- _DESCRIPTION OF THE TASK_
Print only the lines from the top of the data through the line with "import pandas as pd", both included, skipping every picture.

- _STORED DATA_
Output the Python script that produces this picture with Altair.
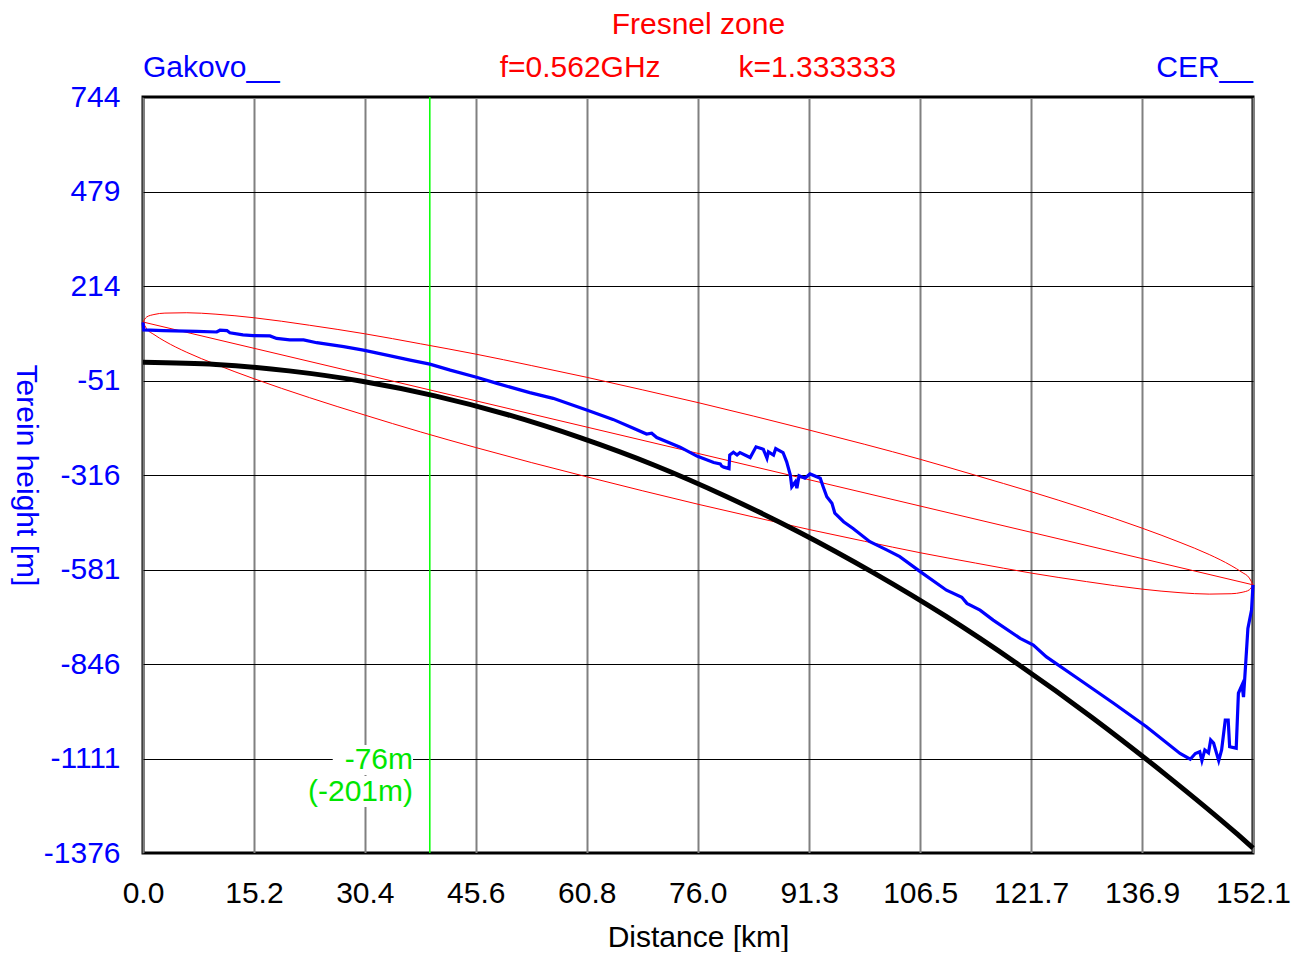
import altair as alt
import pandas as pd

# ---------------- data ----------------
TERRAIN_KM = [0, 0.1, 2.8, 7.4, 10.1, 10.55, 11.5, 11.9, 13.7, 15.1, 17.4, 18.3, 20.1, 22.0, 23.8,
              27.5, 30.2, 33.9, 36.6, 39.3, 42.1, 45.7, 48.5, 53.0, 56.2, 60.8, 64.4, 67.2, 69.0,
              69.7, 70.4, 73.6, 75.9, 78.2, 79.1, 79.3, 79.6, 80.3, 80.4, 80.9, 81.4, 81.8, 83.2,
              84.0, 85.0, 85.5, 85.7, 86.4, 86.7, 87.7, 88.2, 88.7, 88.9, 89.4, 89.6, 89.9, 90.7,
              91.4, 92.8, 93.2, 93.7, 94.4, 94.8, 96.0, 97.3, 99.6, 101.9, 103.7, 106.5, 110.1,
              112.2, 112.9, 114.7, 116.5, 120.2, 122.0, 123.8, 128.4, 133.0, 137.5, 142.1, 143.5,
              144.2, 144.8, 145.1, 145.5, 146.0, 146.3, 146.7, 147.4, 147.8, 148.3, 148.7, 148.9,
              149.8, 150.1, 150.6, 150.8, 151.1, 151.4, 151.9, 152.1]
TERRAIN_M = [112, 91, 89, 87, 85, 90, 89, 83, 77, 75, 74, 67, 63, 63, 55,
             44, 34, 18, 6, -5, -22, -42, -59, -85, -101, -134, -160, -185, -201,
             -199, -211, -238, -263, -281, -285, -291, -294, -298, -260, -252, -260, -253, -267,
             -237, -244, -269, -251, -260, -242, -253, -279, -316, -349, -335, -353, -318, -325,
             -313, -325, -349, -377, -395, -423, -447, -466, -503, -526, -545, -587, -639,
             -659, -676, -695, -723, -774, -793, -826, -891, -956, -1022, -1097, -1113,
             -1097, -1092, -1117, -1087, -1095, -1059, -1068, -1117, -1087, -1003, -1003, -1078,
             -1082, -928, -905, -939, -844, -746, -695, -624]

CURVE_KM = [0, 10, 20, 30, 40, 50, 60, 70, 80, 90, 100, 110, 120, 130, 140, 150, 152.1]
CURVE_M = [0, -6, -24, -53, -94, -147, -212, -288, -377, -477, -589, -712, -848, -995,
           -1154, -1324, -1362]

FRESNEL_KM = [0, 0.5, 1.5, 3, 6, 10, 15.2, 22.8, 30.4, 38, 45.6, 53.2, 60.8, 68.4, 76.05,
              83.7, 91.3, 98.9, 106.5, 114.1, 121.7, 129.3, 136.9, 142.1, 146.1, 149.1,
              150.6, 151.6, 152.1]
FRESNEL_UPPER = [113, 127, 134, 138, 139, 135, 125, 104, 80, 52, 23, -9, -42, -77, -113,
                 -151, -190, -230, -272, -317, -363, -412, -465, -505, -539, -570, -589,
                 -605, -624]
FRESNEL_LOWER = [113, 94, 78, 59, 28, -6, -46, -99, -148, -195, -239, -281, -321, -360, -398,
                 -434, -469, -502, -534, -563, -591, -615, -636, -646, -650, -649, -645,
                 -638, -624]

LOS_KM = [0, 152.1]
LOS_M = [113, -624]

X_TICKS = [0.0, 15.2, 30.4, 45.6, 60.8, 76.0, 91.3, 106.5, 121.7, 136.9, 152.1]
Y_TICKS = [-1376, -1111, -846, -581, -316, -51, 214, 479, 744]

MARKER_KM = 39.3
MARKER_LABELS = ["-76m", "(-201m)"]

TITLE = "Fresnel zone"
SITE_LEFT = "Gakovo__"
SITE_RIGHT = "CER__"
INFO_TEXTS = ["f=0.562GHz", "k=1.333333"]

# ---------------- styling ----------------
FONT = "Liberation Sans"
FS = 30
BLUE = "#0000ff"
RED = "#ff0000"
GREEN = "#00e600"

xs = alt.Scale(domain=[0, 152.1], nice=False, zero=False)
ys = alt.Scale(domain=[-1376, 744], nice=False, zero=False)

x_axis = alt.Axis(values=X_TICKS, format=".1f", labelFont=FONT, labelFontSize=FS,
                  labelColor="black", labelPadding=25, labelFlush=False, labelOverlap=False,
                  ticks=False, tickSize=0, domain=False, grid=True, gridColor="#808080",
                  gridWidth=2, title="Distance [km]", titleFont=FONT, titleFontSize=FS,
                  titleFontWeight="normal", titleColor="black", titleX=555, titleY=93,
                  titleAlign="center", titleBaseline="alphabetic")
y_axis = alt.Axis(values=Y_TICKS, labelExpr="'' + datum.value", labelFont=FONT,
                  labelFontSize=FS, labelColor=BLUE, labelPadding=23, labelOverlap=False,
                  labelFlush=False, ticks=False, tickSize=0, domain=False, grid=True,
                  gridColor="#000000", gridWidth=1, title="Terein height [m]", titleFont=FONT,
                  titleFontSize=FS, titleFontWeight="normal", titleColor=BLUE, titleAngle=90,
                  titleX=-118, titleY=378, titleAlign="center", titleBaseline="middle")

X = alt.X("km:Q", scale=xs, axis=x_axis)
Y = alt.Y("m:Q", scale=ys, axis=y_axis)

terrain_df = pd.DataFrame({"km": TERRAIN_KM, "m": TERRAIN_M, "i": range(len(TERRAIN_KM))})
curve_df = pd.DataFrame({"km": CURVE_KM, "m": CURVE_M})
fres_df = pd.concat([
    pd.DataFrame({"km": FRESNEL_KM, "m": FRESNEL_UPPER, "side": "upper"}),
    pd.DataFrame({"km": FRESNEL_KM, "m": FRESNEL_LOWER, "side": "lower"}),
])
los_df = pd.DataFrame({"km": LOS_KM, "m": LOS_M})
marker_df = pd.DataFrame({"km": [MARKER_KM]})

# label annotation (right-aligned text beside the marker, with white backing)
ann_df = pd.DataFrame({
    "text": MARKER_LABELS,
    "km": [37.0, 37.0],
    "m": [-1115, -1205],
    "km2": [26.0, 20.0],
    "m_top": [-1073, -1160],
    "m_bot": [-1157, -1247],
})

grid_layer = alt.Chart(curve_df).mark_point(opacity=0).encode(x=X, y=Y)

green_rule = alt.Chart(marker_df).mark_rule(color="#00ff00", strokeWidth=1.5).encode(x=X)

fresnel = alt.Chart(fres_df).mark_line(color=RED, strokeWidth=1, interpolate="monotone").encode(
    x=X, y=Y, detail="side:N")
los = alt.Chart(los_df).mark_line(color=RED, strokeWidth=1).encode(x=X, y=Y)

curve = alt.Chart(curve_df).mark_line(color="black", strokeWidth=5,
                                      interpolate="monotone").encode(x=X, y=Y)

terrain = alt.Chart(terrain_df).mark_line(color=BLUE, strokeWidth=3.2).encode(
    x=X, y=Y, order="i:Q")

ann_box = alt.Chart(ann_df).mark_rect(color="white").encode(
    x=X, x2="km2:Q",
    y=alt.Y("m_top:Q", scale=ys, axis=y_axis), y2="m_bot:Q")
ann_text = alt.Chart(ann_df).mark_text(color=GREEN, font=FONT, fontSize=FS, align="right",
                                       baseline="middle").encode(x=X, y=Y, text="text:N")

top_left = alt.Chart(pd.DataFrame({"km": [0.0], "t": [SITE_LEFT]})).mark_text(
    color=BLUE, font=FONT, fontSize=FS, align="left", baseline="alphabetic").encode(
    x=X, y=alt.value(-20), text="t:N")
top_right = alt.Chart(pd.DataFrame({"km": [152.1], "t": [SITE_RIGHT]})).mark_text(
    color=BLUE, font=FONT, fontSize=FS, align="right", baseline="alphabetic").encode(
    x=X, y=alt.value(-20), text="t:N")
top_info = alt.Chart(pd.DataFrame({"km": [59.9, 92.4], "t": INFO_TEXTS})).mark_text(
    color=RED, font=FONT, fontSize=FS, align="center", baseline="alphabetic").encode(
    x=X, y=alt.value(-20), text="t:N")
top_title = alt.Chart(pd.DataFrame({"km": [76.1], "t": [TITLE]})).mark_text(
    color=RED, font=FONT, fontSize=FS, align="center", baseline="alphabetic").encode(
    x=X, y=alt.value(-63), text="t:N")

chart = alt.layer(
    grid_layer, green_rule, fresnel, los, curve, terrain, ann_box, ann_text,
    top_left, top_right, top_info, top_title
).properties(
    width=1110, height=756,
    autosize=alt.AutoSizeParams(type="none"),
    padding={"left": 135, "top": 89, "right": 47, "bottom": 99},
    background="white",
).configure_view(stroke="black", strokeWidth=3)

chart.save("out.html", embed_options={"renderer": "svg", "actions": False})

- _REPLY_
Output the Python script that produces this picture with Altair.
import altair as alt
import pandas as pd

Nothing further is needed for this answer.